[Problem details] Leave out the pictures and print precisely the lines from the line with "What seaborn and" to the final line of the entries, both ends included.

** Start Data for processing **

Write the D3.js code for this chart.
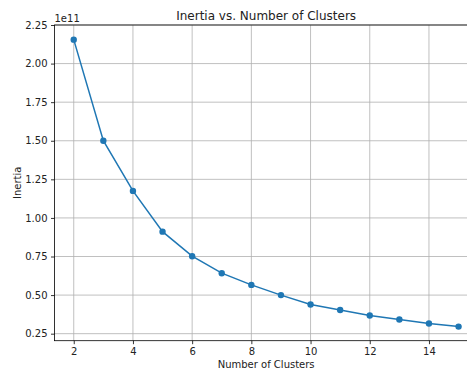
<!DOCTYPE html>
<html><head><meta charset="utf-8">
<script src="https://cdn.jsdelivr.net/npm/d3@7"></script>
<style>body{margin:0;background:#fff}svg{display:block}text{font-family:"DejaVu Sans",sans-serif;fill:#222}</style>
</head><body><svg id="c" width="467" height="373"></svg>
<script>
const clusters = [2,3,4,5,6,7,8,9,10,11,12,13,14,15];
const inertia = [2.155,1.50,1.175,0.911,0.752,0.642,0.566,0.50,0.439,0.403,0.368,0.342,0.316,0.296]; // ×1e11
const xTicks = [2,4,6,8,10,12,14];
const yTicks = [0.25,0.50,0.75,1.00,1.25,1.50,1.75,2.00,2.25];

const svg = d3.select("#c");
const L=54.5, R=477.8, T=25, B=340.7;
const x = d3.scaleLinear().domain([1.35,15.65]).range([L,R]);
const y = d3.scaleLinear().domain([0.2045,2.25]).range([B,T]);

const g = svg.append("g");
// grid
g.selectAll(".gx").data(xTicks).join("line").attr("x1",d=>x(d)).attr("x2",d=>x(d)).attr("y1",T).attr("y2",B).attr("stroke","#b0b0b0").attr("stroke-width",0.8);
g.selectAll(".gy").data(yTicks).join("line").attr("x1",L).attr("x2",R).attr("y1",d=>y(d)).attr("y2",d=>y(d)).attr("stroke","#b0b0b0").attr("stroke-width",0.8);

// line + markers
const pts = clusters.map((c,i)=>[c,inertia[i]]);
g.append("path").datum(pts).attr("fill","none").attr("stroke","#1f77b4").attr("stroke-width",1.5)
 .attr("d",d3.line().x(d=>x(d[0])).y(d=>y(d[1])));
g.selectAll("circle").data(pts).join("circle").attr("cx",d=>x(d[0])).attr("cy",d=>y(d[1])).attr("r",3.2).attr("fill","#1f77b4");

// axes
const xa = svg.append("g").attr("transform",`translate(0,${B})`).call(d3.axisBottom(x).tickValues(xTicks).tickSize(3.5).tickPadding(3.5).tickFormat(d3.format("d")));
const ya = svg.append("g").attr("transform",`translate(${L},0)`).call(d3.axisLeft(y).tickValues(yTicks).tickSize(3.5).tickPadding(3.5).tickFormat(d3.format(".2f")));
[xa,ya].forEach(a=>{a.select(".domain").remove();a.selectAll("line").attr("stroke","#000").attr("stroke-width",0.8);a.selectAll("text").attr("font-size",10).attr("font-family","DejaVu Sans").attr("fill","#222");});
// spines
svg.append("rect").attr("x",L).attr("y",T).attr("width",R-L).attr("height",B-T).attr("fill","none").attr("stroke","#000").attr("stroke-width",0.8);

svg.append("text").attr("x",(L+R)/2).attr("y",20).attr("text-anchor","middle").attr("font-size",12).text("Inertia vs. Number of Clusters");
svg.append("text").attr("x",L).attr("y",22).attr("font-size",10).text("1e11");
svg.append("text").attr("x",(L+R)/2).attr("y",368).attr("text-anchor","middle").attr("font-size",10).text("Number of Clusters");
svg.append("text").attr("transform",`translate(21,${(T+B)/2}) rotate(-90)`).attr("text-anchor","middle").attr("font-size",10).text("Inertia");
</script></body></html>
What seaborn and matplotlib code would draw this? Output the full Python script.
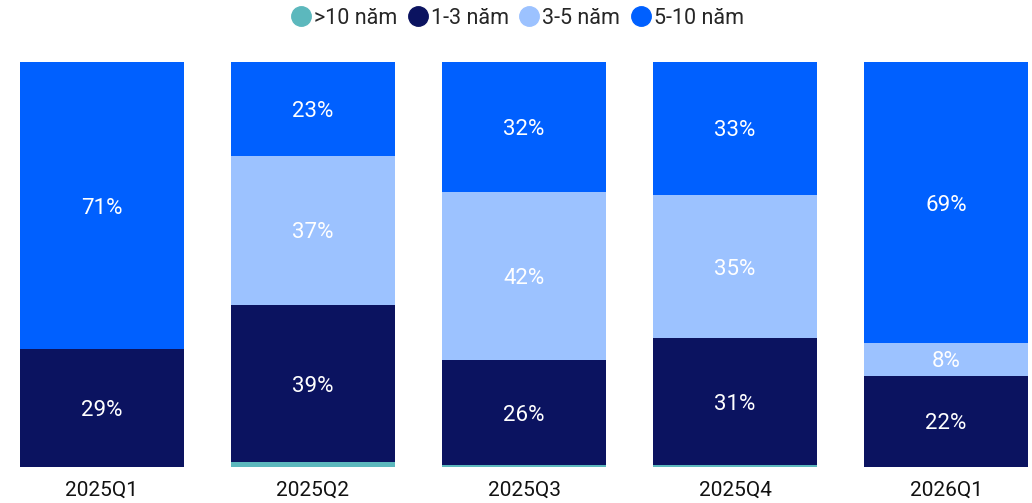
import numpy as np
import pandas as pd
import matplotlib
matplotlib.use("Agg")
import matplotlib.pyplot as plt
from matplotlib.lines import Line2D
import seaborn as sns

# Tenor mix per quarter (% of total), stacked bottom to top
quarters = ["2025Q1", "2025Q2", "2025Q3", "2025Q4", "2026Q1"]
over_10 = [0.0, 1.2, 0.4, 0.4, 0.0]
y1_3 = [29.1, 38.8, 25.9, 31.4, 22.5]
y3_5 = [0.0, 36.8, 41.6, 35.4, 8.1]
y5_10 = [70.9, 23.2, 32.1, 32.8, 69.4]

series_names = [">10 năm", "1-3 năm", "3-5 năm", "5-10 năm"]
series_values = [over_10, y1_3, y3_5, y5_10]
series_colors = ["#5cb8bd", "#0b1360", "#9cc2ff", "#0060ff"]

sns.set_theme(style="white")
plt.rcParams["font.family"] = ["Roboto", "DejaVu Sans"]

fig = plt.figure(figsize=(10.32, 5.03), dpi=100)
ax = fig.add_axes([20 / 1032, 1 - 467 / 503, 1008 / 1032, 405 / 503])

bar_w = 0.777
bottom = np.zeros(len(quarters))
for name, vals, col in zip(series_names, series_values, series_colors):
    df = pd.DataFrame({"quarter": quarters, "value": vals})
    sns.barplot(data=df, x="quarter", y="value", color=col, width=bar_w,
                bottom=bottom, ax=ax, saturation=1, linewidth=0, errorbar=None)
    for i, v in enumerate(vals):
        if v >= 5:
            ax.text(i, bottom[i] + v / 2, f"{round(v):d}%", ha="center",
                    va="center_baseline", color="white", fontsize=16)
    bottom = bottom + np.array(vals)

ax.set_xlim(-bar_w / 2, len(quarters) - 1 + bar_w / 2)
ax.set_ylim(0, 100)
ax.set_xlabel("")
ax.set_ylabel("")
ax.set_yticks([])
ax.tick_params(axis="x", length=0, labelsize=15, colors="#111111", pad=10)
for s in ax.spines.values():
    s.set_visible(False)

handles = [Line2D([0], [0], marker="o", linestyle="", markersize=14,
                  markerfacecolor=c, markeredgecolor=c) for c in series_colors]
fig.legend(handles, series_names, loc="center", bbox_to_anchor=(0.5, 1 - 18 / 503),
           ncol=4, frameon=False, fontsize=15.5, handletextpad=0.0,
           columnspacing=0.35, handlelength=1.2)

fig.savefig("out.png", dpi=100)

** End Data for processing **

[Correct answer]
What seaborn and matplotlib code would draw this? Output the full Python script.
import numpy as np
import pandas as pd
import matplotlib
matplotlib.use("Agg")
import matplotlib.pyplot as plt
from matplotlib.lines import Line2D
import seaborn as sns

# Tenor mix per quarter (% of total), stacked bottom to top
quarters = ["2025Q1", "2025Q2", "2025Q3", "2025Q4", "2026Q1"]
over_10 = [0.0, 1.2, 0.4, 0.4, 0.0]
y1_3 = [29.1, 38.8, 25.9, 31.4, 22.5]
y3_5 = [0.0, 36.8, 41.6, 35.4, 8.1]
y5_10 = [70.9, 23.2, 32.1, 32.8, 69.4]

series_names = [">10 năm", "1-3 năm", "3-5 năm", "5-10 năm"]
series_values = [over_10, y1_3, y3_5, y5_10]
series_colors = ["#5cb8bd", "#0b1360", "#9cc2ff", "#0060ff"]

sns.set_theme(style="white")
plt.rcParams["font.family"] = ["Roboto", "DejaVu Sans"]

fig = plt.figure(figsize=(10.32, 5.03), dpi=100)
ax = fig.add_axes([20 / 1032, 1 - 467 / 503, 1008 / 1032, 405 / 503])

bar_w = 0.777
bottom = np.zeros(len(quarters))
for name, vals, col in zip(series_names, series_values, series_colors):
    df = pd.DataFrame({"quarter": quarters, "value": vals})
    sns.barplot(data=df, x="quarter", y="value", color=col, width=bar_w,
                bottom=bottom, ax=ax, saturation=1, linewidth=0, errorbar=None)
    for i, v in enumerate(vals):
        if v >= 5:
            ax.text(i, bottom[i] + v / 2, f"{round(v):d}%", ha="center",
                    va="center_baseline", color="white", fontsize=16)
    bottom = bottom + np.array(vals)

ax.set_xlim(-bar_w / 2, len(quarters) - 1 + bar_w / 2)
ax.set_ylim(0, 100)
ax.set_xlabel("")
ax.set_ylabel("")
ax.set_yticks([])
ax.tick_params(axis="x", length=0, labelsize=15, colors="#111111", pad=10)
for s in ax.spines.values():
    s.set_visible(False)

handles = [Line2D([0], [0], marker="o", linestyle="", markersize=14,
                  markerfacecolor=c, markeredgecolor=c) for c in series_colors]
fig.legend(handles, series_names, loc="center", bbox_to_anchor=(0.5, 1 - 18 / 503),
           ncol=4, frameon=False, fontsize=15.5, handletextpad=0.0,
           columnspacing=0.35, handlelength=1.2)

fig.savefig("out.png", dpi=100)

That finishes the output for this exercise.